Archive for December 19th, 2007

I Think I’m Fat

Dec 19, 2007 in Commentary, News

Ok, so, honestly, I know I’m not fat. I have, however, gained weight. And for some odd reason it’s only in my tummy area (or at least what I can tell). And even though I entertain the thought from time to time that I’m pregnant, I know it’s not true, and I really am just plain over weight. I didn’t think I was gaining weight until my family decided to make little comments here and there: “Jess, you’re gaining weight,” “… when you get health insurance you should go get your cholesterol checked- it’ll probably be high,” “doesn’t eating that cause you gain more weight?”

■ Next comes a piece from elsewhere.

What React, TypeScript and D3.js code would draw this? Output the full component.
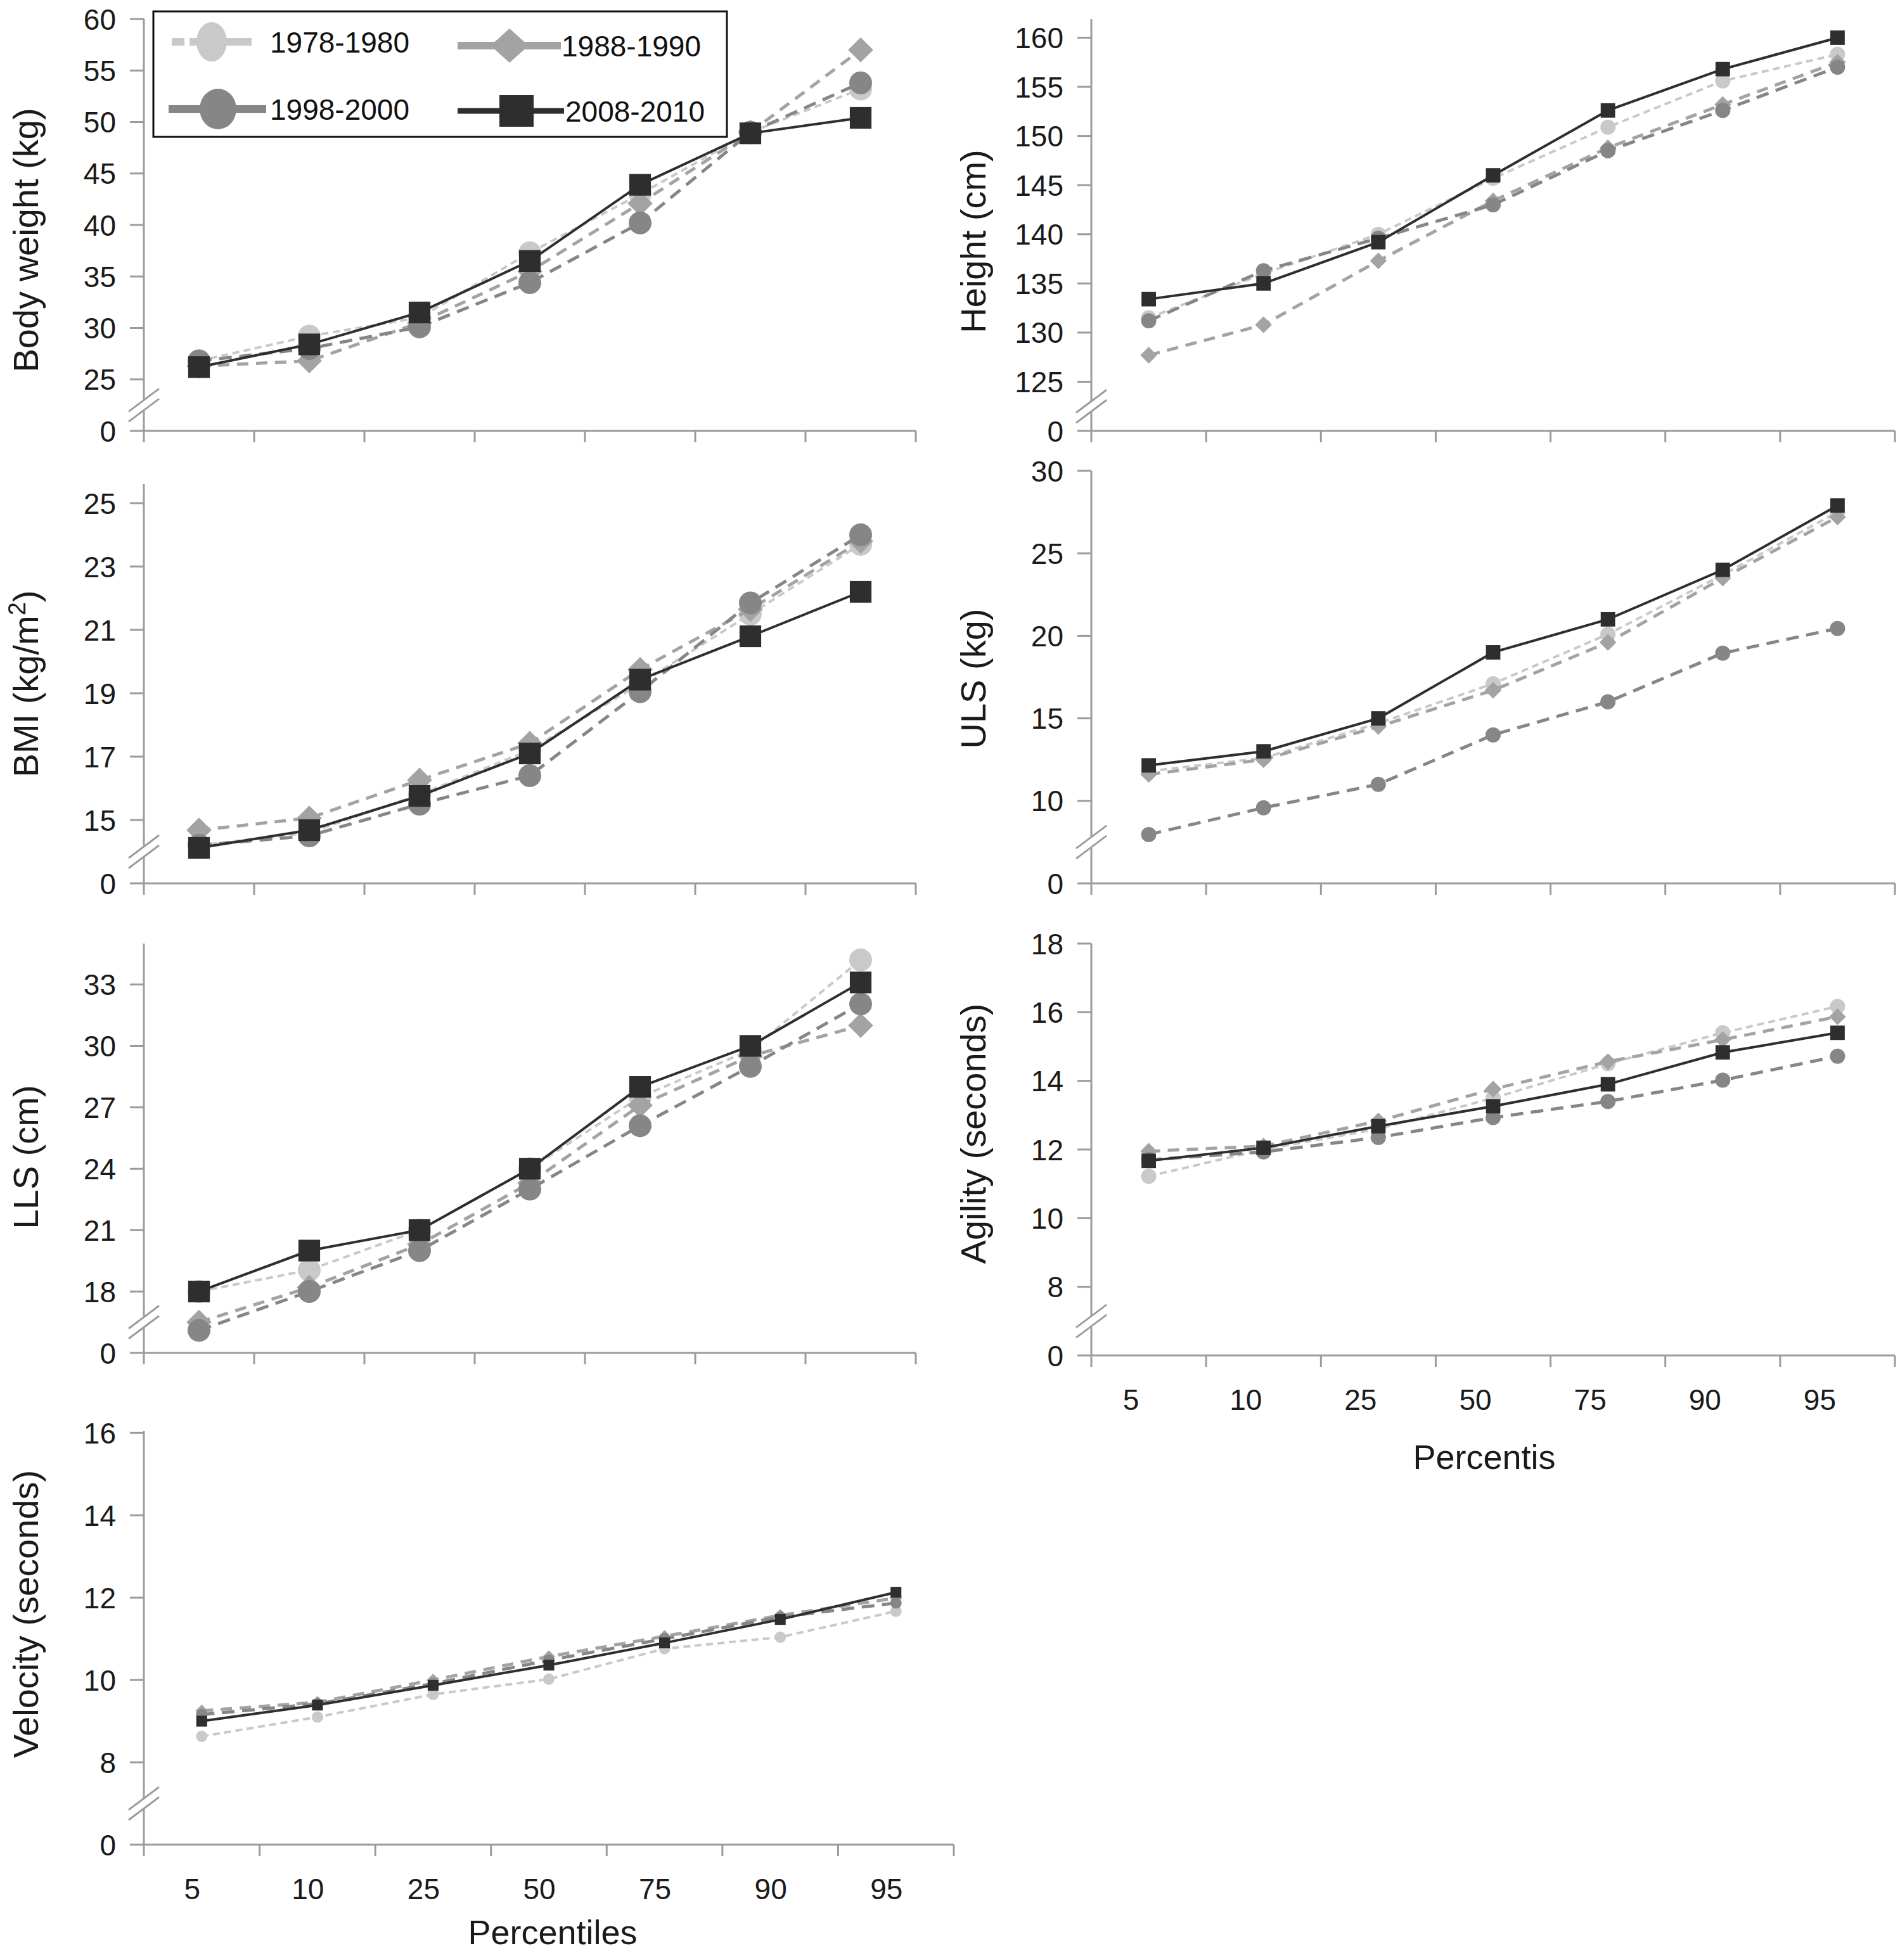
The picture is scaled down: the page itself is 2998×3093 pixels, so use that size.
import React from "react";
import * as d3 from "d3";

// categories
const percentiles = ["5", "10", "25", "50", "75", "90", "95"];
const periods = ["1978-1980", "1988-1990", "1998-2000", "2008-2010"];

// series values, one row per period (1978, 1988, 1998, 2008)
const bodyWeight = [
  [26.8, 29.2, 31.0, 37.3, 43.0, 49.0, 53.2],
  [26.3, 26.8, 30.5, 35.5, 42.1, 49.0, 57.0],
  [26.8, 28.0, 30.1, 34.4, 40.2, 49.0, 53.8],
  [26.2, 28.4, 31.5, 36.5, 43.9, 48.9, 50.4],
];
const height = [
  [131.5, 136.0, 140.0, 145.7, 150.9, 155.6, 158.3],
  [127.7, 130.8, 137.3, 143.4, 148.8, 153.2, 157.5],
  [131.2, 136.3, 139.6, 143.0, 148.5, 152.6, 157.0],
  [133.4, 135.0, 139.2, 146.0, 152.6, 156.8, 160.0],
];
const bmi = [
  [14.2, 14.6, 15.8, 17.2, 19.3, 21.5, 23.7],
  [14.68, 15.06, 16.26, 17.42, 19.75, 21.65, 23.8],
  [14.2, 14.5, 15.5, 16.4, 19.05, 21.85, 24.0],
  [14.12, 14.68, 15.76, 17.1, 19.43, 20.8, 22.2],
];
const uls = [
  [11.8, 12.6, 14.7, 17.1, 20.1, 23.7, 27.5],
  [11.6, 12.5, 14.5, 16.7, 19.6, 23.5, 27.2],
  [7.96, 9.58, 11.0, 14.0, 16.0, 18.95, 20.45],
  [12.15, 13.0, 15.0, 19.0, 21.0, 24.0, 27.9],
];
const lls = [
  [18.0, 19.05, 21.0, 24.0, 27.5, 29.8, 34.2],
  [16.5, 18.2, 20.3, 23.3, 27.1, 29.5, 31.0],
  [16.1, 18.0, 20.0, 23.0, 26.1, 29.0, 32.05],
  [18.0, 20.0, 21.0, 24.0, 28.0, 30.0, 33.1],
];
const agility = [
  [11.22, 12.0, 12.6, 13.5, 14.5, 15.4, 16.17],
  [11.95, 12.1, 12.83, 13.76, 14.56, 15.2, 15.87],
  [11.7, 11.93, 12.35, 12.93, 13.4, 14.02, 14.72],
  [11.67, 12.05, 12.68, 13.26, 13.9, 14.83, 15.4],
];
const velocity = [
  [8.63, 9.1, 9.65, 10.02, 10.76, 11.04, 11.67],
  [9.25, 9.46, 10.0, 10.57, 11.06, 11.57, 11.99],
  [9.16, 9.42, 9.91, 10.48, 11.0, 11.53, 11.87],
  [9.0, 9.39, 9.87, 10.36, 10.9, 11.47, 12.13],
];

const W = 2998;
const H = 3093;
const FONT = "'Liberation Sans', Arial, Helvetica, sans-serif";
const AXIS = "#9b9b9b";

const styles = [
  { color: "#c9c9c9", dash: "11,7", width: 4, shape: "circle" },
  { color: "#a3a3a3", dash: "18,12", width: 5, shape: "diamond" },
  { color: "#868686", dash: "20,12", width: 5, shape: "circle" },
  { color: "#2e2e2e", dash: null, width: 4, shape: "square" },
];

// panel layout; lo = value drawn at the "0" tick (one step under the first tick)
const panels: any[] = [
  { title: "Body weight (kg)", data: bodyWeight, x0: 227, x1: 1445, top: 30, zero: 680, lo: 20, hi: 60, first: 25, step: 5, m: 18, ty: 379 },
  { title: "Height (cm)", data: height, x0: 1722, x1: 2990, top: 30, zero: 680, lo: 120, hi: 161.9, first: 125, step: 5, m: 12, ty: 381 },
  { title: "BMI", data: bmi, x0: 227, x1: 1445, top: 764, zero: 1394, lo: 13, hi: 25.6, first: 15, step: 2, m: 18, ty: 1079, bmi: true },
  { title: "ULS (kg)", data: uls, x0: 1722, x1: 2990, top: 743, zero: 1394, lo: 5, hi: 30, first: 10, step: 5, m: 12, ty: 1071 },
  { title: "LLS (cm)", data: lls, x0: 227, x1: 1445, top: 1489, zero: 2135, lo: 15, hi: 35, first: 18, step: 3, m: 18, ty: 1826 },
  { title: "Agility (seconds)", data: agility, x0: 1722, x1: 2990, top: 1489, zero: 2139, lo: 6, hi: 18, first: 8, step: 2, m: 12, ty: 1789, xlab: "Percentis", lshift: -28, xtx: 2342, xty: 2318 },
  { title: "Velocity (seconds)", data: velocity, x0: 227, x1: 1505, top: 2258, zero: 2911, lo: 6, hi: 16.05, first: 8, step: 2, m: 9, ty: 2547, xlab: "Percentiles", lshift: -15, xtx: 872, xty: 3068 },
];

function Marker({ shape, x, y, r, color }: any) {
  if (shape === "circle") return <circle cx={x} cy={y} r={r} fill={color} />;
  if (shape === "square")
    return <rect x={x - r} y={y - r} width={2 * r} height={2 * r} fill={color} />;
  const d = r * 1.1;
  return <polygon points={`${x},${y - d} ${x + d},${y} ${x},${y + d} ${x - d},${y}`} fill={color} />;
}

function Panel({ p }: any) {
  const x = d3.scaleBand().domain(percentiles).range([p.x0, p.x1]);
  const y = d3.scaleLinear().domain([p.lo, p.hi]).range([p.zero, p.top]);
  const ticks = d3.range(p.first, p.hi + 1e-6, p.step);
  const edges = percentiles.map((c) => x(c) as number).concat([p.x1]);
  const line = d3
    .line<number>()
    .x((_, i) => (x(percentiles[i]) as number) + x.bandwidth() / 2)
    .y((v) => y(v));
  const breakY = (y(p.lo) + y(p.first)) / 2;
  const tx = p.x0 - 167;

  return (
    <g>
      {/* axes */}
      <line x1={p.x0} x2={p.x0} y1={p.top} y2={p.zero} stroke={AXIS} strokeWidth={3} />
      <line x1={p.x0 - 22} x2={p.x1} y1={p.zero} y2={p.zero} stroke={AXIS} strokeWidth={3} />
      {edges.map((e, i) => (
        <line key={i} x1={e} x2={e} y1={p.zero} y2={p.zero + 18} stroke={AXIS} strokeWidth={3} />
      ))}
      {ticks.map((t: number) => (
        <g key={t}>
          <line x1={p.x0 - 22} x2={p.x0} y1={y(t)} y2={y(t)} stroke={AXIS} strokeWidth={3} />
          <text x={p.x0 - 44} y={y(t)} dy="0.36em" textAnchor="end" fontSize={46} fill="#1a1a1a">
            {t}
          </text>
        </g>
      ))}
      <text x={p.x0 - 44} y={y(p.lo)} dy="0.36em" textAnchor="end" fontSize={46} fill="#1a1a1a">
        0
      </text>
      {/* axis break */}
      <rect x={p.x0 - 4} y={breakY - 9} width={8} height={18} fill="#fff" />
      {[-8, 8].map((o) => (
        <line
          key={o}
          x1={p.x0 - 24}
          y1={breakY + o + 18}
          x2={p.x0 + 24}
          y2={breakY + o - 18}
          stroke={AXIS}
          strokeWidth={3}
        />
      ))}
      {/* y title */}
      <text
        transform={`translate(${tx},${p.ty}) rotate(-90)`}
        textAnchor="middle"
        fontSize={56}
        fill="#1a1a1a"
      >
        {p.bmi ? (
          <>
            BMI (kg/m
            <tspan fontSize={38} dy={-20}>
              2
            </tspan>
            <tspan dy={20}>)</tspan>
          </>
        ) : (
          p.title
        )}
      </text>
      {/* series */}
      {p.data.map((vals: number[], si: number) => {
        const s = styles[si];
        return (
          <g key={si}>
            <path
              d={line(vals) as string}
              fill="none"
              stroke={s.color}
              strokeWidth={s.width}
              strokeDasharray={s.dash || undefined}
            />
            {vals.map((v, i) => (
              <Marker
                key={i}
                shape={s.shape}
                x={(x(percentiles[i]) as number) + x.bandwidth() / 2}
                y={y(v)}
                r={s.shape === "square" ? p.m * 0.95 : p.m}
                color={s.color}
              />
            ))}
          </g>
        );
      })}
      {p.xlab && (
        <g>
          {percentiles.map((c) => (
            <text
              key={c}
              x={(x(c) as number) + x.bandwidth() / 2 + p.lshift}
              y={p.zero + 86}
              textAnchor="middle"
              fontSize={46}
              fill="#1a1a1a"
            >
              {c}
            </text>
          ))}
          <text x={p.xtx} y={p.xty} textAnchor="middle" fontSize={54} fill="#1a1a1a">
            {p.xlab}
          </text>
        </g>
      )}
    </g>
  );
}

function Legend() {
  const items = [
    { cx: 334, cy: 66, l0: 271, l1: 397, tx: 426, w: 24, h: 31 },
    { cx: 804, cy: 72, l0: 722, l1: 885, tx: 886, w: 30, h: 27 },
    { cx: 344, cy: 172, l0: 266, l1: 420, tx: 426, w: 29, h: 32 },
    { cx: 815, cy: 175, l0: 722, l1: 890, tx: 892, w: 27, h: 25 },
  ];
  return (
    <g>
      <rect x={242} y={18} width={905} height={198} fill="#fff" stroke="#111" strokeWidth={3} />
      {items.map((it, i) => {
        const s = styles[i];
        return (
          <g key={i}>
            <line
              x1={it.l0}
              x2={it.l1}
              y1={it.cy}
              y2={it.cy}
              stroke={s.color}
              strokeWidth={i === 3 ? 9 : 12}
              strokeDasharray={i === 0 ? "20,8,200" : undefined}
            />
            {s.shape === "circle" && <ellipse cx={it.cx} cy={it.cy} rx={it.w} ry={it.h} fill={s.color} />}
            {s.shape === "square" && (
              <rect x={it.cx - it.w} y={it.cy - it.h} width={2 * it.w} height={2 * it.h} fill={s.color} />
            )}
            {s.shape === "diamond" && (
              <polygon
                points={`${it.cx},${it.cy - it.h} ${it.cx + it.w},${it.cy} ${it.cx},${it.cy + it.h} ${it.cx - it.w},${it.cy}`}
                fill={s.color}
              />
            )}
            <text x={it.tx} y={it.cy} dy="0.36em" fontSize={46} fill="#111">
              {periods[i]}
            </text>
          </g>
        );
      })}
    </g>
  );
}

export default function App() {
  return (
    <svg
      width={W}
      height={H}
      viewBox={`0 0 ${W} ${H}`}
      style={{ position: "absolute", left: 0, top: 0, background: "#fff" }}
      fontFamily={FONT}
    >
      <rect width={W} height={H} fill="#fff" />
      {panels.map((p, i) => (
        <Panel key={i} p={p} />
      ))}
      <Legend />
    </svg>
  );
}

So because of all this and the constant eyeing of my tummy I had to ask my family to stop making comments about it because of how upset I was getting. I’ve realized how much power I let my family have over me. Now, whenever I’m somewhere I instinctively fold my arms across my stomach or I make sure to pull out my shirt when i sit down. Ugh, it’s horrible. I hate looking over weight because I feel like my parents have a reason to call me lazy. I mean, not that I agree, but outside of physical problems I really don’t think its biblical to be beyond a healthy weight limit. So now I’m struggling with the thought of exercising. If I exercise tomorrow morning it will be with the intent of proving something to my family. But I still think it’ll be good to exercise and its a real crappy idea not to. Ugh, oh, well. I’m probably going to learn (or am learning) some valuable lesson from God and maybe when I come out of it my family will have less power over me :-).

This would explain the dream that I had where I had on a beautiful red dress and my mom walks by and says, “that looks tacky.” So I hid under the covers all night so no one would see me.